Amuntai, (Antaranews Kalsel) - Musibah kebakaran pemukiman mendominasi jumlah kasus bencana alam yang terjadi selama 2018 di Kabupaten Hulu Sungai Utara Kalimantan Selatan.

Badan Penanggulangan Bencana Daerah (BPBD) Kabupaten Hulu Sungai Utara (HSU) mendata sebanyak 27 kasus kebakaran pemukiman dengan jumlah kepala keluarga (kk) yang terdampak atau menjadi korban sebanyak 91 kk dan 276 jiwa dengan perkiraan kerugian total Rp6,9 Miliar.

"Meski demikian dari dari semua kasus bencana yang terjadi di HSU selama 2018 hanya menelan satu korban jiwa yakni pada kasus orang tenggelam," ujar Kabid Kedaruratan dan Logistik BPBD HSU H Burhanuddin di Amuntai, Jum'at.

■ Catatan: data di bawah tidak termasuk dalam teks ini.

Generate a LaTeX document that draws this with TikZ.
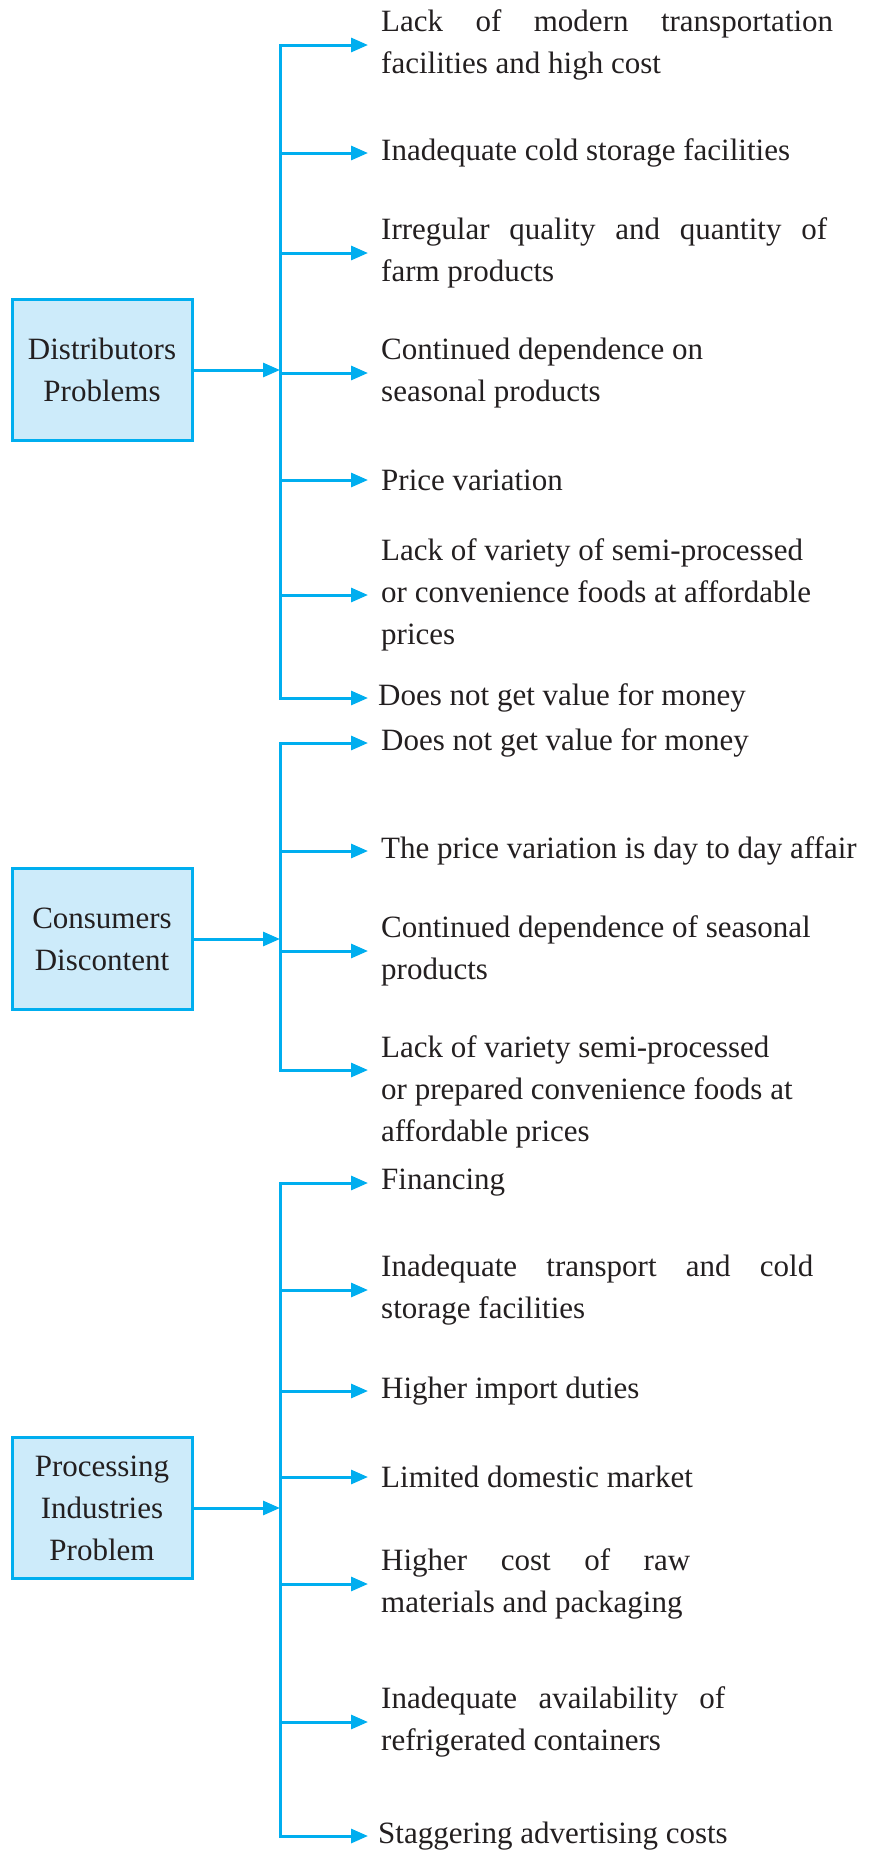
\documentclass[tikz,border=0pt]{standalone}
\usepackage{fontspec}
\setmainfont{Liberation Serif}
\usepackage{xcolor}
\usetikzlibrary{arrows.meta}
\definecolor{flowcyan}{HTML}{00AEEF}
\definecolor{boxblue}{HTML}{CDEBFA}
\definecolor{inkgray}{HTML}{231F20}

\begin{document}
\begin{tikzpicture}[x=1pt, y=-1pt,
    every node/.style={font=\fontsize{31}{42}\selectfont, text=inkgray},
    groupbox/.style={draw=flowcyan, fill=boxblue, line width=3pt, minimum width=180pt, minimum height=141pt, inner sep=0pt, align=center},
    item/.style={anchor=west, inner sep=0pt, align=left},
    jitem/.style={anchor=west, inner sep=0pt, text width=#1, align=justify},
    spine/.style={flowcyan, line width=3pt, line cap=rect},
    branch/.style={flowcyan, line width=3pt, -{Triangle[length=17pt, width=14pt]}}]
    \useasboundingbox (0,0) rectangle (877,1853);

    \node[groupbox] (dist) at (102,370) {Distributors\\Problems};
    \node[groupbox] (cons) at (102,939) {Consumers\\Discontent};
    \node[groupbox] (proc) at (102,1508) {Processing\\Industries\\Problem};

    \node[jitem=452pt] (d1) at (381,45) {Lack of modern transportation\linebreak facilities and high cost};
    \node[item] (d2) at (381,153) {Inadequate cold storage facilities};
    \node[jitem=446pt] (d3) at (381,253) {Irregular quality and quantity of\linebreak farm products};
    \node[item] (d4) at (381,373) {Continued dependence on\\seasonal products};
    \node[item] (d5) at (381,480) {Price variation};
    \node[item] (d6) at (381,595) {Lack of variety of semi-processed\\or convenience foods at affordable\\prices};
    \node[item] (d7) at (378,698) {Does not get value for money};

    \node[item] (c1) at (381,743) {Does not get value for money};
    \node[item] (c2) at (381,851) {The price variation is day to day affair};
    \node[item] (c3) at (381,951) {Continued dependence of seasonal\\products};
    \node[item] (c4) at (381,1092) {Lack of variety semi-processed\\or prepared convenience foods at\\affordable prices};

    \node[item] (p1) at (381,1183) {Financing};
    \node[jitem=432pt] (p2) at (381,1290) {Inadequate transport and cold\linebreak storage facilities};
    \node[item] (p3) at (381,1391) {Higher import duties};
    \node[item] (p4) at (381,1477) {Limited domestic market};
    \node[jitem=309pt] (p5) at (381,1584) {Higher cost of raw\linebreak materials and packaging};
    \node[jitem=344pt] (p6) at (381,1722) {Inadequate availability of\linebreak refrigerated containers};
    \node[item] (p7) at (378,1836) {Staggering advertising costs};

    \coordinate (dtop) at (280,45);
    \coordinate (dbot) at (280,698);
    \coordinate (ctop) at (280,743);
    \coordinate (cbot) at (280,1070);
    \coordinate (ptop) at (280,1183);
    \coordinate (pbot) at (280,1836);

    \draw[spine] (dtop) -- (dbot);
    \draw[spine] (ctop) -- (cbot);
    \draw[spine] (ptop) -- (pbot);

    \draw[branch] (dist.east) -- (dist.east -| dtop);
    \draw[branch] (cons.east) -- (cons.east -| ctop);
    \draw[branch] (proc.east) -- (proc.east -| ptop);

    \foreach \n in {d1,d2,d3,d4,d5,d6}
        \draw[branch] (dtop |- \n.west) -- ([xshift=-13pt]\n.west);
    \draw[branch] (dtop |- d7.west) -- ([xshift=-10pt]d7.west);
    \foreach \n in {c1,c2,c3}
        \draw[branch] (ctop |- \n.west) -- ([xshift=-13pt]\n.west);
    \draw[branch] ([yshift=22pt]c4.west -| ctop) -- ([xshift=-13pt, yshift=22pt]c4.west);
    \foreach \n in {p1,p2,p3,p4,p5,p6}
        \draw[branch] (ptop |- \n.west) -- ([xshift=-13pt]\n.west);
    \draw[branch] (ptop |- p7.west) -- ([xshift=-10pt]p7.west);
\end{tikzpicture}
\end{document}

Burhanuddin mengatakan kasus bencana alam kedua yang banyak terjadi yakni angin puting beliung sebanyak 4 kasus dengan jumlah kk yang tedampak sebanyak 69 kk dan 88 jiwa dengan nilai kerugian ditaksir sebesar Rp75 juta.

Berikutnya bencana lonsor sebanyak 2 kasus dengan jumlah 23 kk dan 108 jiwa yang terdampak bencana ini namun tidak terjadi kerugian materi dan jiwa.

Justru bencana alam berupa banjir yang biasanya paling sedikit terjadi dua kali terjadi dalam setahun, namun pada 2018 hanya terjadi satu kali namun dengan jumlah kk dan jiwa yang terdampak paling besar dibanding kasus bencana alam lainnya di Kabupaten HSU.

"Banjir hanya satu kali terjadi namun  sebanyak 2665 kepala keluarga dan 8656 jiwa yang terdampak," terang Burhanuddin.

Namun BPBD tidak memiliki data taksiran kerugian akibat musibah banjir ini karena tidak ada laporan dari semua kecamatan.

Diinformasikan, berdasarkan pola bencana yang dipetakan oleh BPBD, musibah banjir melanda semua desa di Kabupaten HSU. Dari sebanyak 219 desa/kelurahan yang ada di wilayah Kabupaten HSU bencana banjir yang masuk kategori tinggi terjadi di 187 desa, kategori sedang 28 desa dan kategori remdah 3 desa, total 218 desa.

Kepala BPBD HSU Sugeng Riyadi menambahkan bencana banjir paling lama terjadi di Kecamatan Danau Panggang karena sebagian warga ditepian sungai bisa sampai tiga bulan rumahnya terendam banjir.

"Pemerintah sudah menyarankan kepada warga disekitar tepian aliran sungai agar pindah ke tempat lain, namun warga tidak bersedia, bahkan mengaku telah terbiasa menghadapi banjir setiap tahunnya," kata Sugeng.

Warga lebih memilih meninggikan sebagian lantai rumah untuk tidur dan beraktivitas lainnya, karena menurut mereka tinggal ditepi sungai memudahkan kehidupan dan mata pencarian sebagai nelayan.